Juarez noted that even when referendums are held, leases would still hold an advantage over general obligation bonds within California because they would require only the approval of a simple majority of voters, rather than the majority required for approval of debt under the state constitution.

The commission's decisions to allow each municipality to decide whether to hold a referendum, and not to recommend any changes in state law or local ordinances governing leases, for the most part placated critics who were consulted about the original draft report, Shea said.

"We didn't want to overreact or create a backlash," said Shea, who said that the original draft "kind of got people riled up."

"In deference to the industry, they operate in a very restrictive public finance climate in California, with all kinds of constitutional provisions that limit debt financing," Shea said. "Leasing is like a safety valve that allows financings to occur that otherwise would not be possible."

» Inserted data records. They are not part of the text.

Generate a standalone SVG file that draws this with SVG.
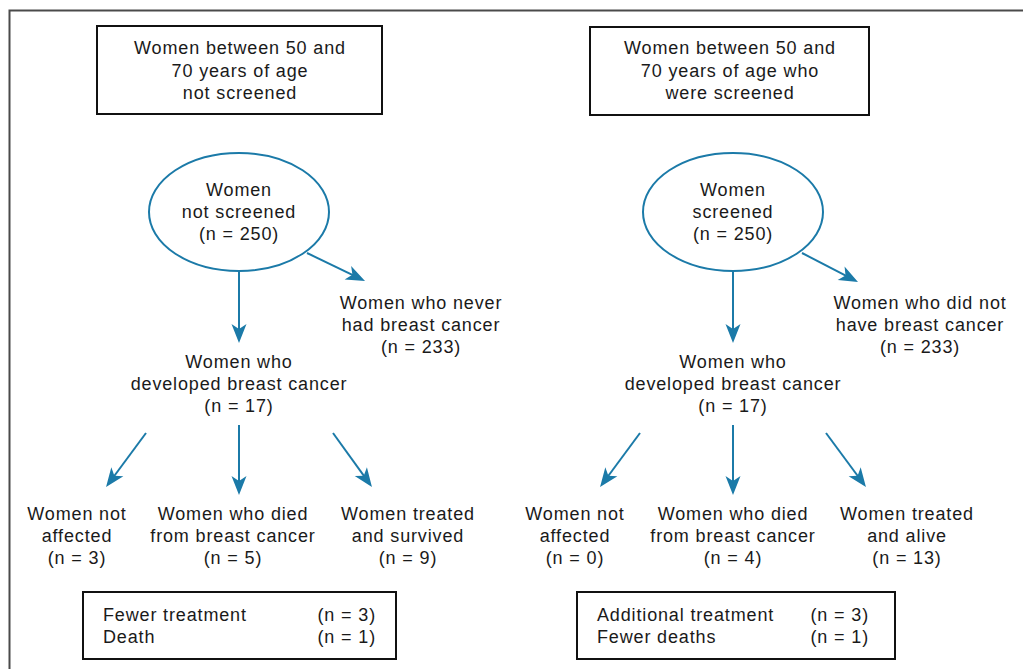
<svg xmlns="http://www.w3.org/2000/svg" width="1023" height="669" viewBox="0 0 1023 669">
<style>
text{font-family:"Liberation Sans",Arial,sans-serif;font-size:18px;letter-spacing:0.85px;fill:#1a1a1a;text-anchor:middle}
text.l{text-anchor:start}
text.r{text-anchor:end}
.box{fill:#fff;stroke:#111;stroke-width:2}
.ell{fill:#fff;stroke:#1b7aa8;stroke-width:2}
.arr{fill:none;stroke:#1b7aa8;stroke-width:2;marker-end:url(#ah)}
</style>
<defs>
<marker id="ah" viewBox="-10 -9 21 18" markerWidth="21" markerHeight="18" refX="0" refY="0" orient="auto" markerUnits="userSpaceOnUse">
<path d="M10,0 L-9,-7.5 L-4,0 L-9,7.5 Z" fill="#1b7aa8"/>
</marker>
</defs>
<rect width="1023" height="669" fill="#fff"/>
<path d="M9.5,669 V10.5 H1023" fill="none" stroke="#4a4a4a" stroke-width="2"/>

<g id="box-not-screened">
<rect class="box" x="97" y="26" width="285" height="88"/>
<text x="240" y="54">Women between 50 and</text>
<text x="240" y="76.5">70 years of age</text>
<text x="240" y="99">not screened</text>
</g>
<g id="box-screened">
<rect class="box" x="590" y="27" width="279" height="88"/>
<text x="730" y="54">Women between 50 and</text>
<text x="730" y="76.5">70 years of age who</text>
<text x="730" y="99">were screened</text>
</g>

<g id="ell-not-screened">
<ellipse class="ell" cx="239" cy="212" rx="90" ry="59"/>
<text x="239" y="196">Women</text>
<text x="239" y="218">not screened</text>
<text x="239" y="240">(n = 250)</text>
</g>
<g id="ell-screened">
<ellipse class="ell" cx="733" cy="212" rx="90" ry="59"/>
<text x="733" y="196">Women</text>
<text x="733" y="218">screened</text>
<text x="733" y="240">(n = 250)</text>
</g>

<g id="never-had">
<text x="421" y="309">Women who never</text>
<text x="421" y="331">had breast cancer</text>
<text x="421" y="353">(n = 233)</text>
</g>
<g id="did-not-have">
<text x="920" y="309">Women who did not</text>
<text x="920" y="331">have breast cancer</text>
<text x="920" y="353">(n = 233)</text>
</g>

<g id="developed-left">
<text x="239" y="368">Women who</text>
<text x="239" y="390">developed breast cancer</text>
<text x="239" y="412">(n = 17)</text>
</g>
<g id="developed-right">
<text x="733" y="368">Women who</text>
<text x="733" y="390">developed breast cancer</text>
<text x="733" y="412">(n = 17)</text>
</g>

<g id="not-affected-left">
<text x="77" y="520">Women not</text>
<text x="77" y="542">affected</text>
<text x="77" y="564">(n = 3)</text>
</g>
<g id="died-left">
<text x="233" y="520">Women who died</text>
<text x="233" y="542">from breast cancer</text>
<text x="233" y="564">(n = 5)</text>
</g>
<g id="survived-left">
<text x="408" y="520">Women treated</text>
<text x="408" y="542">and survived</text>
<text x="408" y="564">(n = 9)</text>
</g>
<g id="not-affected-right">
<text x="575" y="520">Women not</text>
<text x="575" y="542">affected</text>
<text x="575" y="564">(n = 0)</text>
</g>
<g id="died-right">
<text x="733" y="520">Women who died</text>
<text x="733" y="542">from breast cancer</text>
<text x="733" y="564">(n = 4)</text>
</g>
<g id="alive-right">
<text x="907" y="520">Women treated</text>
<text x="907" y="542">and alive</text>
<text x="907" y="564">(n = 13)</text>
</g>

<g id="summary-left">
<rect class="box" x="83" y="592" width="313" height="67"/>
<text class="l" x="103" y="621">Fewer treatment</text>
<text class="l" x="103" y="643">Death</text>
<text class="r" x="376" y="621">(n = 3)</text>
<text class="r" x="376" y="643">(n = 1)</text>
</g>
<g id="summary-right">
<rect class="box" x="577" y="592" width="318" height="67"/>
<text class="l" x="597" y="621">Additional treatment</text>
<text class="l" x="597" y="643">Fewer deaths</text>
<text class="r" x="869" y="621">(n = 3)</text>
<text class="r" x="869" y="643">(n = 1)</text>
</g>

<g id="connectors">
<path class="arr" d="M239,272 V333"/>
<path class="arr" d="M307,253 L356,276.6"/>
<path class="arr" d="M733,272 V333"/>
<path class="arr" d="M802,253 L849.1,277.4"/>
<path class="arr" d="M146,433 L112,479"/>
<path class="arr" d="M239,425 V485"/>
<path class="arr" d="M333,433 L366.1,478.9"/>
<path class="arr" d="M640,433 L606,479"/>
<path class="arr" d="M733,425 V485"/>
<path class="arr" d="M826,433 L860,479"/>
</g>
</svg>
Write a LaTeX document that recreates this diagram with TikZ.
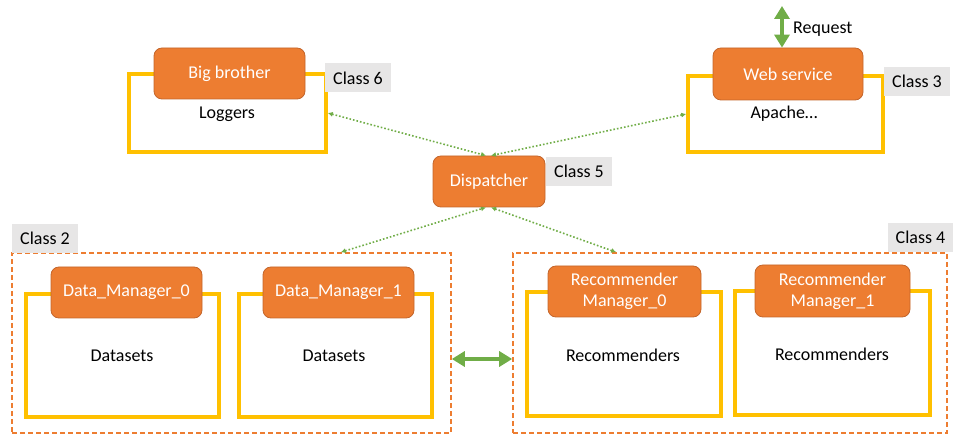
\documentclass[tikz,border=0pt]{standalone}
\usepackage{fontspec}
\setmainfont{Carlito}
\usetikzlibrary{arrows.meta,positioning}
\definecolor{mgrorange}{HTML}{ED7D31}
\definecolor{mgredge}{HTML}{C3652B}
\definecolor{mgryellow}{HTML}{FFC000}
\definecolor{mgrgreen}{HTML}{70AD47}
\definecolor{mgrgray}{HTML}{E7E6E6}
\tikzset{
  yellowbox/.style 2 args={draw=mgryellow, line width=3.5pt, minimum width=#1, minimum height=#2, inner sep=0pt},
  mgrnode/.style 2 args={draw=mgredge, line width=0.8pt, fill=mgrorange, rounded corners=8pt, text=white,
    minimum width=#1, minimum height=#2, inner sep=0pt, align=center, font=\fontsize{18}{21}\selectfont},
  classtag/.style={fill=mgrgray, minimum width=66pt, minimum height=29pt, inner sep=0pt, font=\fontsize{18}{21}\selectfont},
  plain/.style={inner sep=0pt, font=\fontsize{18}{21}\selectfont},
  groupbox/.style 2 args={draw=mgrorange, line width=1.6pt, dash pattern=on 5pt off 3pt,
    minimum width=#1, minimum height=#2, inner sep=0pt},
  rpcline/.style={draw=mgrgreen, line width=1.6pt, dotted, {Latex[length=5pt,width=5pt]}-{Latex[length=5pt,width=5pt]}},
  biglink/.style={draw=mgrgreen, line width=4pt, {Triangle[width=15pt,length=13pt]}-{Triangle[width=15pt,length=13pt]}}
}
\begin{document}
\begin{tikzpicture}[x=1pt, y=-1pt]
  \useasboundingbox (0,0) rectangle (956,438);
  % top row
  \node[yellowbox={197pt}{78pt}] (bbbox) at (227.5,113) {};
  \node[mgrnode={151pt}{51pt}] (bigbrother) at (229.5,73.5) {Big brother};
  \node[plain] (loggers) at (227,114) {Loggers};
  \node[classtag] (class6) at (358,78) {Class 6};

  \node[yellowbox={195pt}{76pt}] (webbox) at (785.5,114) {};
  \node[mgrnode={150pt}{52pt}] (websvc) at (788,74) {Web service};
  \node[plain] (apache) at (784,114) {Apache\ldots};
  \node[classtag] (class3) at (917,81.5) {Class 3};
  \coordinate (reqtop) at (782,6);
  \draw[biglink, line width=3.5pt] (reqtop) -- (websvc.north -| reqtop);
  \node[plain, anchor=west] (request) at (793,29) {Request};

  % dispatcher
  \node[mgrnode={112pt}{51pt}] (disp) at (489,181.5) {Dispatcher};
  \node[classtag] (class5) at (579,171.5) {Class 5};

  % data managers
  \node[groupbox={439pt}{180pt}] (cls2) at (231.5,343) {};
  \node[classtag] (class2) at (45,238.5) {Class 2};
  \node[yellowbox={193pt}{123pt}] (dm0box) at (122.5,355.5) {};
  \node[mgrnode={151pt}{51pt}] (dm0) at (126.5,292.5) {Data\_Manager\_0};
  \node[plain] (data0) at (122,356) {Datasets};
  \node[yellowbox={193pt}{123pt}] (dm1box) at (335.5,355.5) {};
  \node[mgrnode={151pt}{51pt}] (dm1) at (338.5,292.5) {Data\_Manager\_1};
  \node[plain] (data1) at (334,356) {Datasets};

  % recommender managers
  \node[groupbox={434pt}{180pt}] (cls4) at (730,343) {};
  \node[classtag, minimum width=65pt] (class4) at (920.5,237.5) {Class 4};
  \node[yellowbox={194pt}{124pt}] (rm0box) at (624,354) {};
  \node[mgrnode={153pt}{51pt}] (rm0) at (624.5,291.5) {Recommender\\Manager\_0};
  \node[plain] (recs0) at (623,355) {Recommenders};
  \node[yellowbox={195pt}{124pt}] (rm1box) at (832.5,353) {};
  \node[mgrnode={155pt}{52pt}] (rm1) at (832.5,291) {Recommender\\Manager\_1};
  \node[plain] (recs1) at (832,354) {Recommenders};

  % links
  \draw[rpcline] (bbbox.east) -- ([xshift=-3pt]disp.north);
  \draw[rpcline] (webbox.west) -- ([xshift=2pt]disp.north);
  \draw[rpcline] ([xshift=-111pt]cls2.north east) -- ([xshift=-3pt]disp.south);
  \draw[rpcline] ([xshift=104pt]cls4.north west) -- ([xshift=2pt]disp.south);
  \draw[biglink] ([yshift=-16pt]cls2.east) -- ([yshift=-16pt]cls4.west);
\end{tikzpicture}
\end{document}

While generally calling for broader public involvement in leasing decisions, the report will acknowledge some instances in which public agencies may be better off not consulting the electorate, Juarez said. This most often would happen if the agency is operating under a mandate -- such as a court order to build prison facilities -- that that has little popular backing.

"In those instances, it may not be a good idea to bring the lease issue to the public, if that's the only means by which the agency can finance the facility," Juarez said.

The latest draft of the report seeks to "incorporate the public input requirement without severely hampering the flexibility associated with COPs," he said.

Juarez said he expects the report's recommendations to have an impact well beyond California. "We're such a big player in the lease market. Many issues we'll touch upon will be issues elsewhere, and the lion's share of the document will affect issuers across the board," he said.